Monday, June 4, 2012

Paint or Portrait?

Remember the days when you bought a CD just because you liked the artist?  You weren't concerned about whether or not you'd like every song on the album.  You were just a fan of the music, and you wanted to hear the latest stuff.

Then came the Preview Era.  It started when when the bookstores were plugging in CD players and leaving one jewel case unwrapped so you could preview the album.  Then, iTunes added the preview feature.  First it was 30 seconds.  Now it's 1:30.  You can practically listen to half of an album before even buying it.  The idea (I think) is to let the buyer decide which songs they like and don't like.  They even show you the popularity of each song so you can stay away from the ones that supposedly suck.  If I'm the artist, I'd be shouting at the top of my lungs, "Wait, I didn't spend countless hours with a pen and paper piecing my thoughts together and late nights in the studio slaving over these songs for you to only buy 1 or 2.  I've got something to say!!"
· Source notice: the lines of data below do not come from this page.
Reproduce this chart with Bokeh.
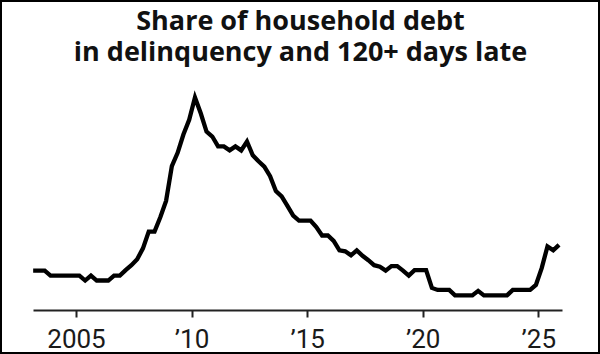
from bokeh.plotting import figure
from bokeh.models import Range1d, FixedTicker, Title
from bokeh.embed import file_html
from bokeh.resources import INLINE

# ---- data ----
start_year = 2003
n_quarters = 92  # 2003Q1 .. 2025Q4
share_120_late = [
    1.50, 1.50, 1.50, 1.40, 1.40, 1.40, 1.40, 1.40,   # 2003-2004
    1.40, 1.30, 1.40, 1.30, 1.30, 1.30, 1.40, 1.40,   # 2005-2006
    1.51, 1.61, 1.73, 1.95, 2.29, 2.29, 2.58, 2.91,   # 2007-2008
    3.61, 3.88, 4.25, 4.55, 5.00, 4.68, 4.31, 4.21,   # 2009-2010
    4.01, 4.01, 3.93, 4.01, 3.93, 4.11, 3.83, 3.71,   # 2011-2012
    3.60, 3.41, 3.11, 3.00, 2.81, 2.61, 2.51, 2.51,   # 2013-2014
    2.51, 2.38, 2.21, 2.21, 2.10, 1.91, 1.89, 1.81,   # 2015-2016
    1.91, 1.80, 1.71, 1.61, 1.58, 1.50, 1.59, 1.59,   # 2017-2018
    1.50, 1.40, 1.51, 1.51, 1.51, 1.15, 1.11, 1.11,   # 2019-2020
    1.11, 1.00, 1.00, 1.00, 1.00, 1.09, 1.00, 1.00,   # 2021-2022
    1.00, 1.00, 1.00, 1.11, 1.11, 1.11, 1.11, 1.21,   # 2023-2024
    1.55, 1.99, 1.91, 2.02,                           # 2025
]
tick_years = [2005, 2010, 2015, 2020, 2025]
tick_labels = ["2005", "\u201910", "\u201915", "\u201920", "\u201925"]
title_line1 = "Share of household debt"
title_line2 = "in delinquency and 120+ days late"

# quarter positions (middle of each quarter)
x = [start_year + (i // 4) + ((i % 4) + 0.5) / 4 for i in range(n_quarters)]

p = figure(
    width=600, height=354,
    output_backend="svg", toolbar_location=None,
    x_range=Range1d(2002.5773, 2026.8039),
    y_range=Range1d(0.694, 5.666),
    min_border_left=18, min_border_right=22,
    min_border_top=0, min_border_bottom=43,
    background_fill_color="white", border_fill_color="white",
)
p.styles = {"border": "2px solid #000", "box-sizing": "border-box"}
p.outline_line_color = None
p.grid.visible = False
p.yaxis.visible = False

p.line(x, share_120_late, line_color="#000000", line_width=4.3, line_join="miter")

ax = p.xaxis[0]
ax.ticker = FixedTicker(ticks=tick_years)
ax.major_label_overrides = {k: v for k, v in zip(tick_years, tick_labels)}
ax.bounds = (2003.125, 2026.04)
ax.axis_line_color = "#222222"
ax.axis_line_width = 2
ax.major_tick_line_color = "#222222"
ax.major_tick_line_width = 2
ax.major_tick_out = 7
ax.major_tick_in = 0
ax.minor_tick_out = 0
ax.minor_tick_in = 0
ax.major_label_standoff = 6
ax.major_label_text_font = "Roboto"
ax.major_label_text_font_size = "26px"
ax.major_label_text_color = "#1a1a1a"

t2 = Title(text=title_line2, align="center", text_font="Open Sans",
           text_font_size="27px", text_font_style="bold", text_color="#111111",
           standoff=-8.8)
t1 = Title(text=title_line1, align="center", text_font="Open Sans",
           text_font_size="27px", text_font_style="bold", text_color="#111111",
           standoff=-6.6)
p.add_layout(t2, "above")
p.add_layout(t1, "above")

open("out.html", "w").write(file_html(p, INLINE))
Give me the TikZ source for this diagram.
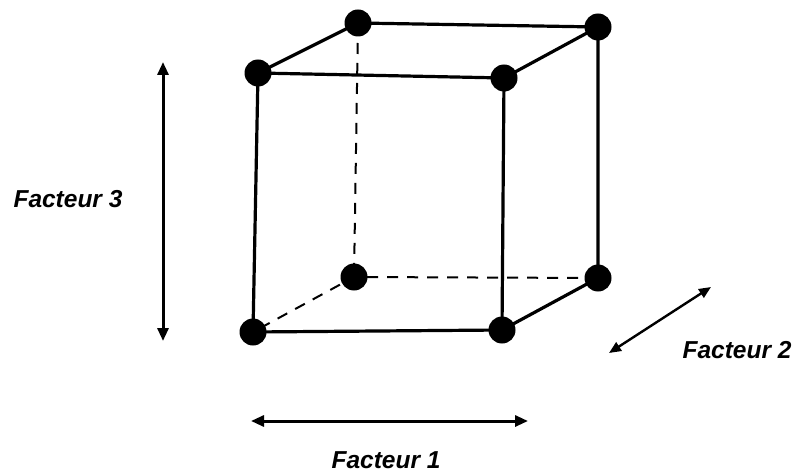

I will be the first to admit taken advantage of these perks.  I've been curious to hear an album (especially if it's a new artist) before I buy it.  I've made the mistake of buying an album based on it's cover art or because of a hit song on the radio (See Eve6 and Cowboy Mouth - remember them?)  However, those instances don't seem to occur that often.  More often than not, we do ourselves a disservice by choosing not to buy an album simply because we didn't like what we initially heard.  I will give you an example:

Sovereign Grace recently released a new album called From Age to Age.  I previewed it on iTunes.  Didn't love all of the songs, but because I'm always looking for new music, I decided to get the whole album anyway.  I burned the mp3s to a CD and took them with me on a recent vacation.  I was in the car all by myself for 8 hours up and 8 hours back.  You know what happened?  The songs that I would've initially brushed grew on me.  I began to get a sense for what the song and the album was trying to communicate.  The strange guitar licks became less strange, and the irregular meter went from "out of place" to "beautifully innovative."  In essence, I got the context of the album.  I felt as though the artists have took me on their spiritual journey, and I can now, to an extent, relate to what they're thinking and going through.  And to add to it, I now have more songs to use in worship than if I had brushed it off from my initial listening experience.

I know it costs more to get the whole album.  We're all trying to pinch pennies these days.  But the next time someone gives you an iTunes gift card or you find yourself browsing about, consider buying one album instead of 5 individual songs from different artists. Listen to the whole album on a jog or during a lengthy car ride.  You might decide after a few listens you don't dig every song, and that's highly likely.  But you might also find that you've looked into a beautiful portrait instead of thumbing through paint samples.